Remember your first sex ed class when the video your teacher popped in exclaimed that “a woman’s body is a mysterious, magical thing.”? Well, it’s true. A woman’s body is a mysterious, magical, confusing, frustrating, un/reliable, surprising, beautiful, mind-of-its-own thing. What’s more, every woman’s body has it’s own way of doing what it’s supposed to do. Beyond using hormonal birth control, your cycle can be very tricky to track. But here’s why it’s important to know what your body is doing if you don’t want to get pregnant and can’t afford birth control: knowing your cycle, when you ovulate and when to expect your period, along with barrier methods (condoms, diaphram + spermicide, etc.) gives you a better chance at avoiding an unwanted pregnancy. Here are 3 tips for tracking your cycle:
1.) Keep a calendar! Make a note every time your period begins and ends. A normal cycle is 28 days, but yours may be 34 or 18. If your cycle is regular, knowing your number not only helps you determine when to expect your next period, but when you may be more susceptible to getting pregnant. Ovulation (when your ovary releases an egg) normally occurs 14 days before your next expected period. There’s a 3-5 day window around the time of ovulation when sex is a no-no. Figuring out when your ovulation window is might be a good way to determine when you need to take a ‘leave of absence’ from intercourse. There are ovulation calculators online that can help you get a better idea of when that window might be.
2.) There’s an app for that! Period Tracker and My Days are excellent apps to download to your phone that not only help you keep track of when your period begins/ends, but special algorithms within them take note of your unique cycle and give you a heads up when you may be ovulating. You can also keep note of moods, symptoms and when you’ve had sex so that you can know what to expect, and when.
3.) Cervical mucus. Say it with us: Cer-vi-cal-mu-cus. It’s completely normal and healthy. Cervical mucus is a fluid excreted by the cervix that can especially help you indicate when you might be ovulating. As your ovulation date approaches, the consistency and amount of cervical mucus in your vagina changes. If you’re experiencing cervical mucus that kind of reminds you of egg whites, that’s no coincidence. This means your ovary is releasing an egg and your vagina is prepping itself for fertilization. To have a better chance at avoiding unwanted pregnancy, if you’re experiencing this thick, clear cervical mucus, you may want to take a rain check for another night. (Cervical mucus consistency is also a good thing to keep track of in your calendar or period tracker app.)

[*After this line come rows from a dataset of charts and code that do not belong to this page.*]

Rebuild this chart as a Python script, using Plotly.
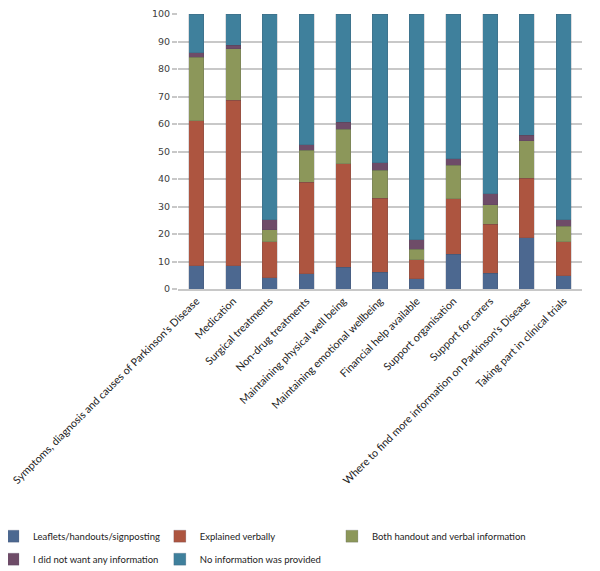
import plotly.graph_objects as go

categories = [
    "Symptoms, diagnosis and causes of Parkinson's Disease",
    "Medication",
    "Surgical treatments",
    "Non-drug treatments",
    "Maintaining physical well being",
    "Maintaining emotional wellbeing",
    "Financial help available",
    "Support organisation",
    "Support for carers",
    "Where to find more information on Parkinson's Disease",
    "Taking part in clinical trials",
]

leaflets = [8.4, 8.4, 4.1, 5.6, 7.9, 6.1, 3.8, 12.7, 5.8, 18.7, 4.9]
verbally = [52.7, 60.3, 13.1, 33.3, 37.7, 26.9, 6.8, 20.2, 17.7, 21.6, 12.3]
both = [23.1, 18.6, 4.4, 11.6, 12.5, 10.1, 3.8, 12.1, 7.2, 13.6, 5.6]
not_wanted = [1.8, 1.4, 3.5, 2.0, 2.5, 2.8, 3.5, 2.3, 4.0, 2.0, 2.4]
no_info = [14.0, 11.3, 74.9, 47.5, 39.4, 54.1, 82.1, 52.7, 65.3, 44.1, 74.8]

series_names = [
    "Leaflets/handouts/signposting",
    "Explained verbally",
    "Both handout and verbal information",
    "I did not want any information",
    "No information was provided",
]
series_values = [leaflets, verbally, both, not_wanted, no_info]
colors = ["#4c6890", "#ad5540", "#8c975a", "#6e4c68", "#3f809c"]
legend_slots = ["legend", "legend2", "legend3", "legend", "legend2"]

fig = go.Figure()
for i, (name, vals, col, lg) in enumerate(zip(series_names, series_values, colors, legend_slots)):
    fig.add_trace(go.Bar(
        x=categories, y=vals, name=name, legend=lg, legendgroup=f"g{i}",
        marker=dict(color=col, line=dict(color="rgba(60,60,80,0.35)", width=0.5)),
    ))

leg_common = dict(
    orientation="v",
    yanchor="top", y=-0.846,
    xanchor="left",
    font=dict(family="Lato", size=9.5, color="#222222"),
    itemwidth=30,
    tracegroupgap=4,
    traceorder="grouped",
    bgcolor="rgba(0,0,0,0)",
)

fig.update_layout(
    barmode="stack",
    bargap=0.59,
    width=600, height=571,
    margin=dict(l=170, r=26, t=6, b=290, autoexpand=False),
    plot_bgcolor="white",
    paper_bgcolor="white",
    font=dict(family="Lato", size=11, color="#222222"),
    legend=dict(leg_common, x=-0.458),
    legend2=dict(leg_common, x=-0.045),
    legend3=dict(leg_common, x=0.381),
)
fig.update_yaxes(
    range=[0, 100], dtick=10, automargin=False, ticklabeloverflow="allow",
    showgrid=True, gridcolor="#c8c8c8", gridwidth=1.5,
    ticks="outside", ticklen=5, tickcolor="#c8c8c8", tickwidth=1.5,
    tickfont=dict(family="DejaVu Sans", size=9.5, color="#404040"),
    showline=False, zeroline=False,
)
fig.update_xaxes(
    tickangle=-45, automargin=False, ticklabeloverflow="allow",
    tickfont=dict(family="Lato", size=10.7, color="#222222"),
    showline=True, linecolor="#c8c8c8", linewidth=1.5,
    ticks="",
)

fig.write_html("out.html")
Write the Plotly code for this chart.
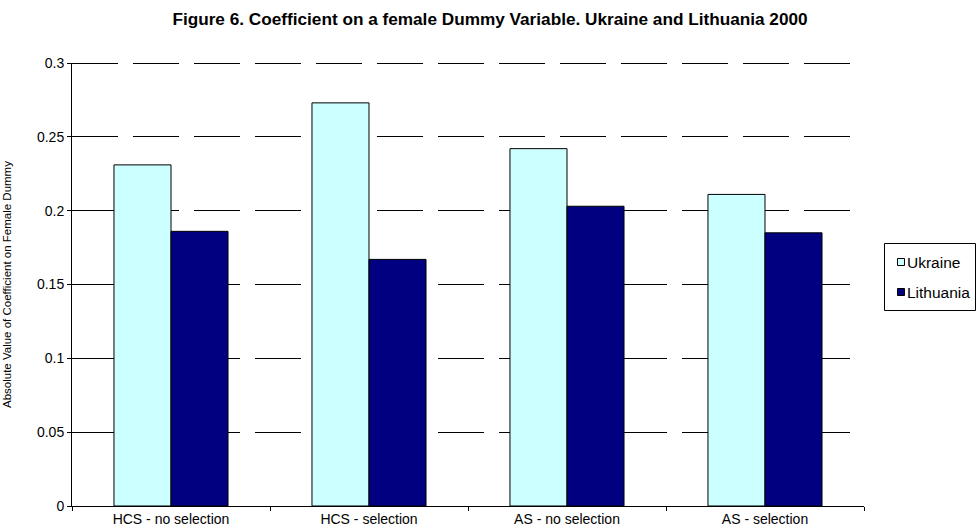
import plotly.graph_objects as go

categories = ["HCS - no selection", "HCS - selection", "AS - no selection", "AS - selection"]
ukraine = [0.231, 0.273, 0.242, 0.211]
lithuania = [0.186, 0.167, 0.203, 0.185]
series_names = ["Ukraine", "Lithuania"]
series_colors = ["#CCFFFF", "#000080"]
y_ticks = [0, 0.05, 0.1, 0.15, 0.2, 0.25, 0.3]
y_tick_text = ["0", "0.05", "0.1", "0.15", "0.2", "0.25", "0.3"]

FONT = "Liberation Sans, Arial, sans-serif"
GRID_DASH = "46px,15px"

# plot-area geometry in pixels
W, H = 976, 531
L, R, T, B = 72, 112, 63, 25
PW, PH = W - L - R, H - T - B


def px_x(x):
    return (x - L) / PW


def px_y(y):
    return (H - B - y) / PH


fig = go.Figure()
for name, vals, col in zip(series_names, [ukraine, lithuania], series_colors):
    fig.add_trace(go.Bar(
        name=name, x=categories, y=vals,
        marker=dict(color=col, line=dict(color="#000000", width=1)),
    ))

fig.update_layout(
    width=W, height=H,
    margin=dict(l=L, r=R, t=T, b=B),
    paper_bgcolor="white", plot_bgcolor="white",
    barmode="group", bargap=0.424, bargroupgap=0,
    font=dict(family=FONT, size=14, color="#000000"),
    title=dict(
        text="<b>Figure 6. Coefficient on a female Dummy Variable. Ukraine and Lithuania 2000</b>",
        xref="container", x=490 / W, xanchor="center",
        yref="container", y=1 - 19 / H, yanchor="middle",
        font=dict(family=FONT, size=17.2, color="#000000"),
    ),
    showlegend=False,
)

fig.update_xaxes(
    type="category", automargin=False,
    showline=True, linecolor="#000000", linewidth=1,
    ticks="outside", tickson="boundaries", ticklen=4, tickcolor="#000000",
    showgrid=False,
    tickfont=dict(family=FONT, size=14),
)
fig.update_yaxes(
    range=[0, 0.3], tickvals=y_ticks, ticktext=y_tick_text,
    automargin=False,
    showline=True, linecolor="#000000", linewidth=1,
    ticks="outside", ticklen=4, tickcolor="#000000",
    showgrid=True, gridcolor="#000000", gridwidth=1, griddash=GRID_DASH,
    zeroline=False,
    tickfont=dict(family=FONT, size=14),
)

# the gridline on the top edge of the plot area (nudged half a pixel down so it renders crisp)
top_y = px_y(T + 0.5)
fig.add_shape(
    type="line", xref="paper", yref="paper", x0=0, x1=1, y0=top_y, y1=top_y,
    line=dict(color="#000000", width=1, dash=GRID_DASH), layer="below",
)

# vertical axis title
fig.add_annotation(
    text="Absolute Value of Coefficient on Female Dummy",
    xref="paper", yref="paper", x=px_x(7), y=px_y(285),
    xanchor="center", yanchor="middle", textangle=-90, showarrow=False,
    font=dict(family=FONT, size=11.5, color="#000000"),
)

# legend box with swatches
fig.add_shape(
    type="rect", xref="paper", yref="paper",
    x0=px_x(884.5), x1=px_x(975.5), y0=px_y(243.5), y1=px_y(310.5),
    line=dict(color="#000000", width=1), fillcolor="white", layer="above",
)
for i, (name, col) in enumerate(zip(series_names, series_colors)):
    cy = 262 + 30 * i
    fig.add_shape(
        type="rect", xref="paper", yref="paper",
        x0=px_x(897.5), x1=px_x(904.5), y0=px_y(cy - 3.5), y1=px_y(cy + 3.5),
        line=dict(color="#000000", width=1), fillcolor=col, layer="above",
    )
    fig.add_annotation(
        text=name, xref="paper", yref="paper", x=px_x(905), y=px_y(cy),
        xanchor="left", yanchor="middle", showarrow=False,
        font=dict(family=FONT, size=15.5, color="#000000"),
    )

fig.write_html("out.html")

Please keep in mind that none of these are fail-safe for preventing pregnancy. Sperm can live inside of your vagina for up to 2 days, so even if you’re not ovulating on the particular day that you have intercourse, you do still have a chance at getting pregnant if you’ve been sexually active. The best way to protect yourself from unwanted pregnancy is to find a reliable method of birth control that works for you. However, keeping track of and learning to love your menstrual cycle can give you a better insight to how your body works, when something may be changing (i.e. a missed period), and when to not wear that white skirt with no back-up tampons in your purse while you’re on a first date.
Our bodies are mysterious, magical things – but with the right tools, apps, notes and birth control method, we can at least try to navigate the crazy waves of our menstrual cycles and find ourselves right where we want to be, when we want to be there.